Malawi President, Joyce Banda annuls poll

Semiu Salami
Semiu Salami

Malawi’s President Joyce Banda says she is annulling this week’s general election – in which she was a candidate – because of voting “irregularities”.

Ms Banda had earlier said Tuesday’s vote had been marred by rigging, multiple voting and computer-hacking.

She said a new vote should be held within 90 days but she would not stand again in any new poll.

However, the head of the electoral commission said the president did not have the power to annul the vote.

Malawi’s election was chaotic, with one BBC correspondent reporting people voting two days on from election day because of delays in distributing polling material.

Frustrated voters set one polling station alight and smashed election material at another.

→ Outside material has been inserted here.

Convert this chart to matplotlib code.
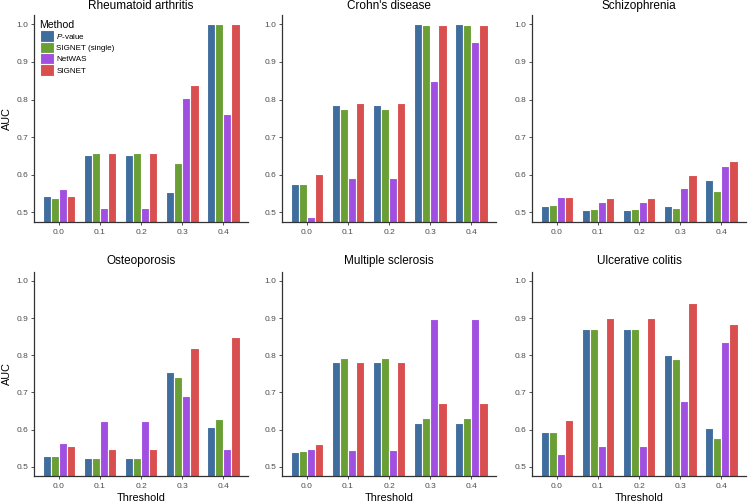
import matplotlib
matplotlib.use("Agg")
import matplotlib.pyplot as plt
import numpy as np
from matplotlib.patches import Patch

plt.rcParams['font.family'] = ['Liberation Sans', 'DejaVu Sans']
plt.rcParams['mathtext.fontset'] = 'custom'
plt.rcParams['mathtext.it'] = 'Liberation Sans:italic'
plt.rcParams['mathtext.rm'] = 'Liberation Sans'

thresholds = ["0.0", "0.1", "0.2", "0.3", "0.4"]
methods = ["$\\it{P}$-value", "SIGNET (single)", "NetWAS", "SIGNET"]
colors = ["#3F6D9E", "#6A9F35", "#A04FE0", "#D94F50"]

titles = ["Rheumatoid arthritis", "Crohn's disease", "Schizophrenia",
          "Osteoporosis", "Multiple sclerosis", "Ulcerative colitis"]

# values per disease: rows = method (P-value, SIGNET single, NetWAS, SIGNET), cols = threshold
ra = [[0.543, 0.652, 0.652, 0.555, 1.000],
      [0.538, 0.657, 0.657, 0.630, 1.000],
      [0.562, 0.511, 0.511, 0.803, 0.761],
      [0.543, 0.658, 0.658, 0.839, 1.000]]
cd = [[0.575, 0.786, 0.786, 1.000, 1.000],
      [0.575, 0.775, 0.775, 0.998, 0.998],
      [0.487, 0.592, 0.592, 0.850, 0.954],
      [0.603, 0.792, 0.792, 0.998, 0.998]]
sz = [[0.518, 0.506, 0.506, 0.518, 0.585],
      [0.520, 0.508, 0.508, 0.512, 0.556],
      [0.542, 0.527, 0.527, 0.565, 0.624],
      [0.540, 0.538, 0.538, 0.598, 0.636]]
op = [[0.529, 0.524, 0.524, 0.754, 0.607],
      [0.530, 0.524, 0.524, 0.741, 0.629],
      [0.563, 0.622, 0.622, 0.690, 0.548],
      [0.555, 0.548, 0.548, 0.820, 0.849]]
ms = [[0.540, 0.781, 0.781, 0.618, 0.618],
      [0.543, 0.792, 0.792, 0.630, 0.630],
      [0.549, 0.545, 0.545, 0.899, 0.899],
      [0.562, 0.782, 0.782, 0.672, 0.672]]
uc = [[0.594, 0.871, 0.871, 0.802, 0.603],
      [0.594, 0.870, 0.870, 0.789, 0.578],
      [0.535, 0.555, 0.555, 0.676, 0.836],
      [0.625, 0.900, 0.900, 0.942, 0.884]]
data = [ra, cd, sz, op, ms, uc]

fig = plt.figure(figsize=(7.5, 5.04), dpi=100)
W, H = 750, 504
lefts = [34.3, 282.3, 532.3]
width_px = 213.5
rows = [(15, 221.7), (271.7, 476)]

x = np.arange(len(thresholds))
bw = 0.2
axes = []
for i, (title, vals) in enumerate(zip(titles, data)):
    r, c = divmod(i, 3)
    top, bot = rows[r]
    ax = fig.add_axes([lefts[c] / W, 1 - bot / H, width_px / W, (bot - top) / H])
    axes.append(ax)
    for m in range(4):
        ax.bar(x + (m - 1.5) * bw, np.array(vals[m]) - 0.4, bottom=0.4, width=bw,
               color=colors[m], edgecolor="white", linewidth=0.8)
    ax.set_xlim(-0.6, 4.6)
    ax.set_ylim(0.475, 1.025)
    ax.set_xticks(x)
    ax.set_xticklabels(thresholds)
    ax.set_yticks([0.5, 0.6, 0.7, 0.8, 0.9, 1.0])
    ax.set_yticklabels(["0.5", "0.6", "0.7", "0.8", "0.9", "1.0"])
    ax.tick_params(axis='both', labelsize=6.0, colors="#333333", labelcolor="#4D4D4D",
                   length=2.2, width=0.6, pad=2.0)
    ax.tick_params(axis='x', pad=3.0)
    for s in ["top", "right"]:
        ax.spines[s].set_visible(False)
    for s in ["left", "bottom"]:
        ax.spines[s].set_color("#333333")
        ax.spines[s].set_linewidth(0.9)
    ax.set_title(title, fontsize=8.5, pad=4.0 if r == 0 else 5.5)
    if c == 0:
        ax.set_ylabel("AUC", fontsize=7.8, labelpad=3.5)
    if r == 1:
        ax.set_xlabel("Threshold", fontsize=7.8, labelpad=2.0)

handles = [Patch(facecolor=colors[m], edgecolor="white", linewidth=0.8, label=methods[m]) for m in range(4)]
leg = axes[0].legend(handles=handles, title="Method", loc="upper left",
                     bbox_to_anchor=(0.0, 1.0), frameon=False, fontsize=5.8,
                     title_fontsize=7.6, handlelength=1.8, handleheight=1.8,
                     handletextpad=0.3, labelspacing=0.0, borderaxespad=0.25)
leg._legend_box.align = "left"

fig.savefig("out.png", dpi=100)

In some places, voting boxes or lids did not arrive so officials used buckets and plastic wrap.

The president of the Malawi Electoral Commission (MEC), Maxon Mbendera. said despite problems involving the electronic count, the poll remained valid and vote-counting would go on.

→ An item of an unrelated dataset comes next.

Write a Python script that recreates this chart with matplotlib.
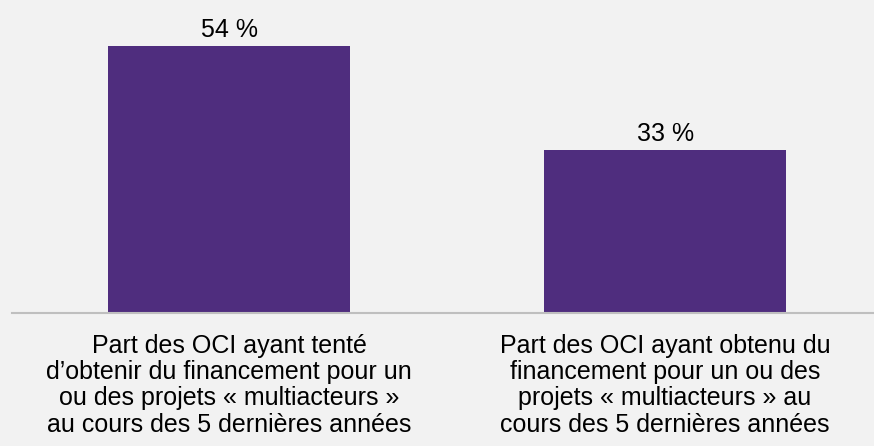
import matplotlib.pyplot as plt

plt.rcParams['font.family'] = ['Liberation Sans', 'DejaVu Sans']

categories = [
    "Part des OCI ayant tenté\nd\u2019obtenir du financement pour un\nou des projets « multiacteurs »\nau cours des 5 dernières années",
    "Part des OCI ayant obtenu du\nfinancement pour un ou des\nprojets « multiacteurs » au\ncours des 5 dernières années",
]
values = [54, 33]
value_labels = ["54 %", "33 %"]

bg = '#F2F2F2'
purple = '#4F2D7E'

fig = plt.figure(figsize=(8.74, 4.46), dpi=100, facecolor=bg)
ax = fig.add_axes([12 / 874, 133 / 446, 862 / 874, 313 / 446])
ax.set_facecolor(bg)

x = range(len(values))
bars = ax.bar(x, values, width=0.555, color=purple, zorder=2)

for xi, v, lab in zip(x, values, value_labels):
    ax.annotate(lab, xy=(xi, v), xytext=(0, 6.5), textcoords='offset points',
                ha='center', va='baseline', fontsize=18, color='#000000')

ax.set_xlim(-0.4977, 1.479)
ax.set_ylim(0, 63.2)

ax.set_xticks(list(x))
ax.set_xticklabels(categories, fontsize=18, linespacing=1.12, color='#000000')
ax.tick_params(axis='x', length=0, pad=15)
ax.set_yticks([])

for s in ['top', 'right', 'left']:
    ax.spines[s].set_visible(False)
ax.spines['bottom'].set_color('#BFBFBF')
ax.spines['bottom'].set_linewidth(1.5)

fig.savefig('out.png', dpi=100, facecolor=bg)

Late on Friday, the MEC said Joyce Banda’s rival candidate Peter Mutharika had taken a lead of 42 per cent with 30 per cent of votes counted. Ms Banda was in second place with 23 per cent the commission said.

“I am nullifying the elections, using the powers invested in me by the Malawi constitution,” Ms Banda told a news conference.

“I want to give Malawians an opportunity to choose a candidate of their choice in a free and fair manner. When elections are to be held again, I will be stepping aside,” she added.

Banda had previously accused a party, which she did not name, of infiltrating and hacking the MEC’s counting system, the claim which had since been denied by MEC’s chairman.

In a previous statement about the elections, Banda had said that irregularities included the arrest of presiding officers who were “caught in the act of rigging”

• Some people voting up to three times

• “Serious anomalies” where some candidates won more votes than the number of registered voters

• Discarded and tampered ballots

• Communication devices of some monitors being blocked

Around 7.5 million people were eligible to vote in the fifth elections since the end of one-party rule 20 years ago.

This was the first time that Malawi held presidential, parliamentary and local elections on the same day.